Provided data =>
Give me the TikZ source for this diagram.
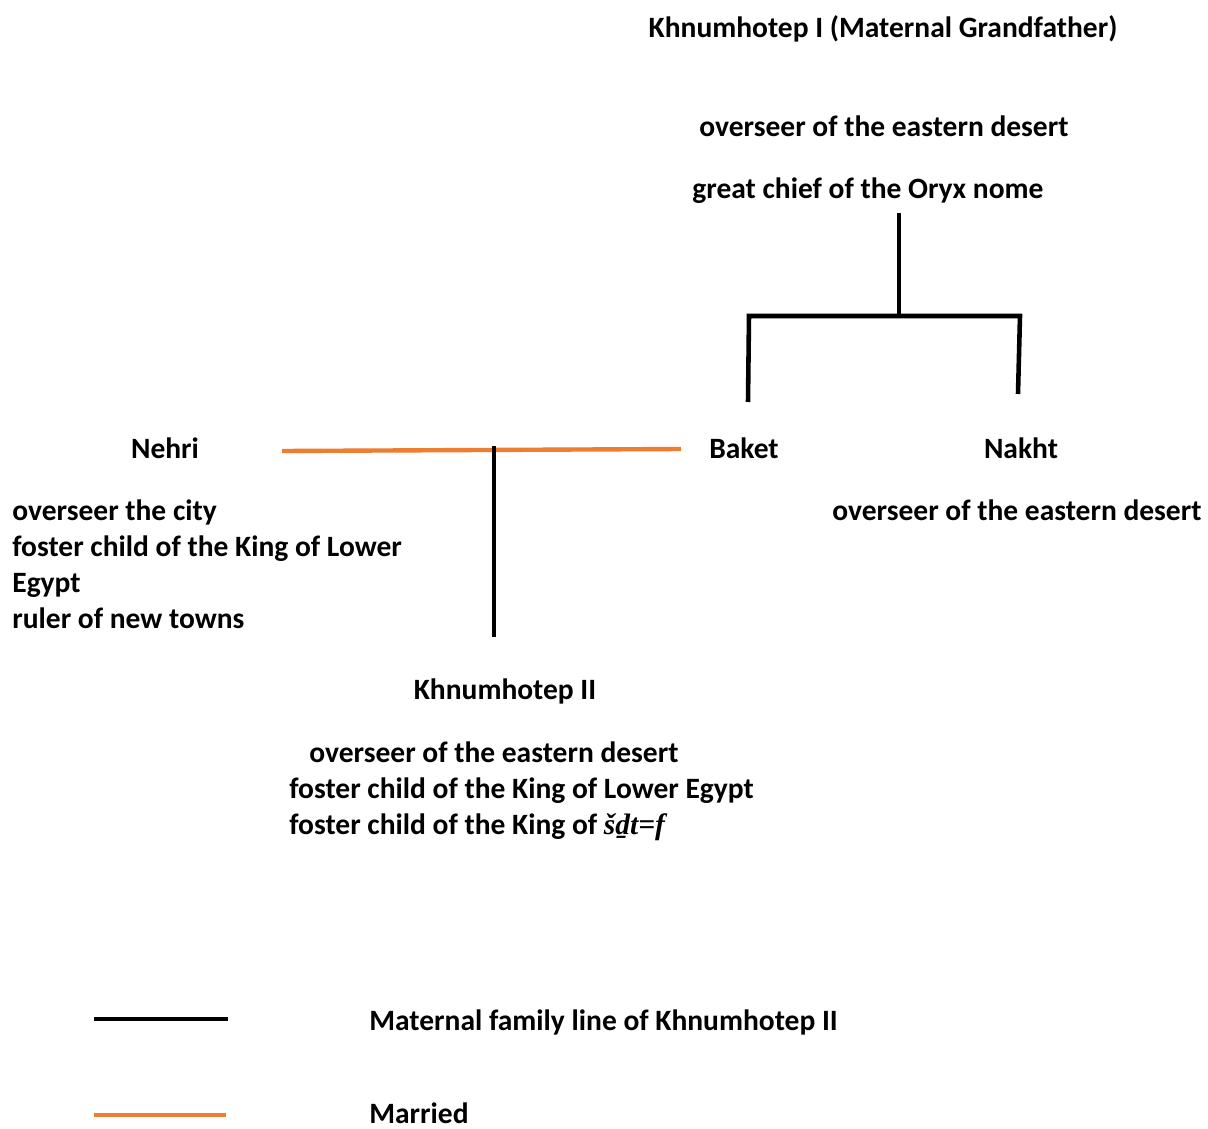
\documentclass[tikz,border=0pt]{standalone}
\usepackage{fontspec}
\setmainfont{Carlito}
\newfontfamily\translitfont{Liberation Serif}
\usepackage{xcolor}
\usetikzlibrary{positioning}

\definecolor{marriedorange}{RGB}{237,125,49}

\tikzset{
    person/.style={font=\bfseries, inner sep=0pt, anchor=mid},
    title/.style={font=\bfseries, inner sep=0pt, anchor=mid west},
    familyline/.style={line width=2.6pt, black},
    marriedline/.style={line width=2.5pt, marriedorange}
}

\begin{document}
\fontsize{16.8}{20.6}\selectfont
\begin{tikzpicture}[x=0.02cm,y=-0.02cm]
    \useasboundingbox (0,0) rectangle (1208,1129);

    % Khnumhotep I (top)
    \node[person] (grandfather) at (883,30) {Khnumhotep I (Maternal Grandfather)};
    \node[person] (gfTitleA) at (884,129) {overseer of the eastern desert};
    \node[person] (gfTitleB) at (868,191) {great chief of the Oryx nome};

    % his children
    \coordinate (gfDown) at (899,213);
    \coordinate (gfBar) at (899,316);
    \coordinate (barLeft) at (749,316);
    \coordinate (barRight) at (1020,316);
    \coordinate (baketUp) at (748,402);
    \coordinate (nakhtUp) at (1018,394);
    \draw[familyline] (gfDown) -- (gfBar);
    \draw[familyline] (baketUp) -- (barLeft) -- (barRight) -- (nakhtUp);

    \node[person] (baket) at (744,451) {Baket};
    \node[person] (nakht) at (1021,451) {Nakht};
    \node[person] (nakhtTitle) at (1017,513) {overseer of the eastern desert};

    % Nehri (left)
    \node[person] (nehri) at (165,451) {Nehri};
    \node[title] (nehriTitleA) at (12,513) {overseer the city};
    \node[title] (nehriTitleB) at (12,549) {foster child of the King of Lower};
    \node[title] (nehriTitleC) at (12,585) {Egypt};
    \node[title] (nehriTitleD) at (12,621) {ruler of new towns};

    % marriage and son
    \coordinate (marryLeft) at (282,451);
    \coordinate (marryRight) at (681,449);
    \coordinate (sonTop) at (494,446);
    \coordinate (sonDown) at (494,637);
    \draw[marriedline] (marryLeft) -- (marryRight);
    \draw[familyline] (sonTop) -- (sonDown);

    % Khnumhotep II
    \node[person] (son) at (505,692) {Khnumhotep II};
    \node[title] (sonTitleA) at (309,755) {overseer of the eastern desert};
    \node[title] (sonTitleB) at (289,791) {foster child of the King of Lower Egypt};
    \node[title] (sonTitleC) at (289,827) {foster child of the King of {\translitfont\bfseries\itshape šḏt=f}};

    % legend
    \coordinate (keyBlackA) at (94,1019);
    \coordinate (keyBlackB) at (228,1019);
    \coordinate (keyOrangeA) at (94,1115);
    \coordinate (keyOrangeB) at (226,1115);
    \draw[familyline] (keyBlackA) -- (keyBlackB);
    \draw[marriedline] (keyOrangeA) -- (keyOrangeB);
    \node[title] (keyBlack) at (369,1023) {Maternal family line of Khnumhotep II};
    \node[title] (keyOrange) at (369,1116) {Married};
\end{tikzpicture}
\end{document}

Task statement =>
Give all the lines above again, character for character, without pictures.

Written reply =>
Give me the TikZ source for this diagram.
\documentclass[tikz,border=0pt]{standalone}
\usepackage{fontspec}
\setmainfont{Carlito}
\newfontfamily\translitfont{Liberation Serif}
\usepackage{xcolor}
\usetikzlibrary{positioning}

\definecolor{marriedorange}{RGB}{237,125,49}

\tikzset{
    person/.style={font=\bfseries, inner sep=0pt, anchor=mid},
    title/.style={font=\bfseries, inner sep=0pt, anchor=mid west},
    familyline/.style={line width=2.6pt, black},
    marriedline/.style={line width=2.5pt, marriedorange}
}

\begin{document}
\fontsize{16.8}{20.6}\selectfont
\begin{tikzpicture}[x=0.02cm,y=-0.02cm]
    \useasboundingbox (0,0) rectangle (1208,1129);

    % Khnumhotep I (top)
    \node[person] (grandfather) at (883,30) {Khnumhotep I (Maternal Grandfather)};
    \node[person] (gfTitleA) at (884,129) {overseer of the eastern desert};
    \node[person] (gfTitleB) at (868,191) {great chief of the Oryx nome};

    % his children
    \coordinate (gfDown) at (899,213);
    \coordinate (gfBar) at (899,316);
    \coordinate (barLeft) at (749,316);
    \coordinate (barRight) at (1020,316);
    \coordinate (baketUp) at (748,402);
    \coordinate (nakhtUp) at (1018,394);
    \draw[familyline] (gfDown) -- (gfBar);
    \draw[familyline] (baketUp) -- (barLeft) -- (barRight) -- (nakhtUp);

    \node[person] (baket) at (744,451) {Baket};
    \node[person] (nakht) at (1021,451) {Nakht};
    \node[person] (nakhtTitle) at (1017,513) {overseer of the eastern desert};

    % Nehri (left)
    \node[person] (nehri) at (165,451) {Nehri};
    \node[title] (nehriTitleA) at (12,513) {overseer the city};
    \node[title] (nehriTitleB) at (12,549) {foster child of the King of Lower};
    \node[title] (nehriTitleC) at (12,585) {Egypt};
    \node[title] (nehriTitleD) at (12,621) {ruler of new towns};

    % marriage and son
    \coordinate (marryLeft) at (282,451);
    \coordinate (marryRight) at (681,449);
    \coordinate (sonTop) at (494,446);
    \coordinate (sonDown) at (494,637);
    \draw[marriedline] (marryLeft) -- (marryRight);
    \draw[familyline] (sonTop) -- (sonDown);

    % Khnumhotep II
    \node[person] (son) at (505,692) {Khnumhotep II};
    \node[title] (sonTitleA) at (309,755) {overseer of the eastern desert};
    \node[title] (sonTitleB) at (289,791) {foster child of the King of Lower Egypt};
    \node[title] (sonTitleC) at (289,827) {foster child of the King of {\translitfont\bfseries\itshape šḏt=f}};

    % legend
    \coordinate (keyBlackA) at (94,1019);
    \coordinate (keyBlackB) at (228,1019);
    \coordinate (keyOrangeA) at (94,1115);
    \coordinate (keyOrangeB) at (226,1115);
    \draw[familyline] (keyBlackA) -- (keyBlackB);
    \draw[marriedline] (keyOrangeA) -- (keyOrangeB);
    \node[title] (keyBlack) at (369,1023) {Maternal family line of Khnumhotep II};
    \node[title] (keyOrange) at (369,1116) {Married};
\end{tikzpicture}
\end{document}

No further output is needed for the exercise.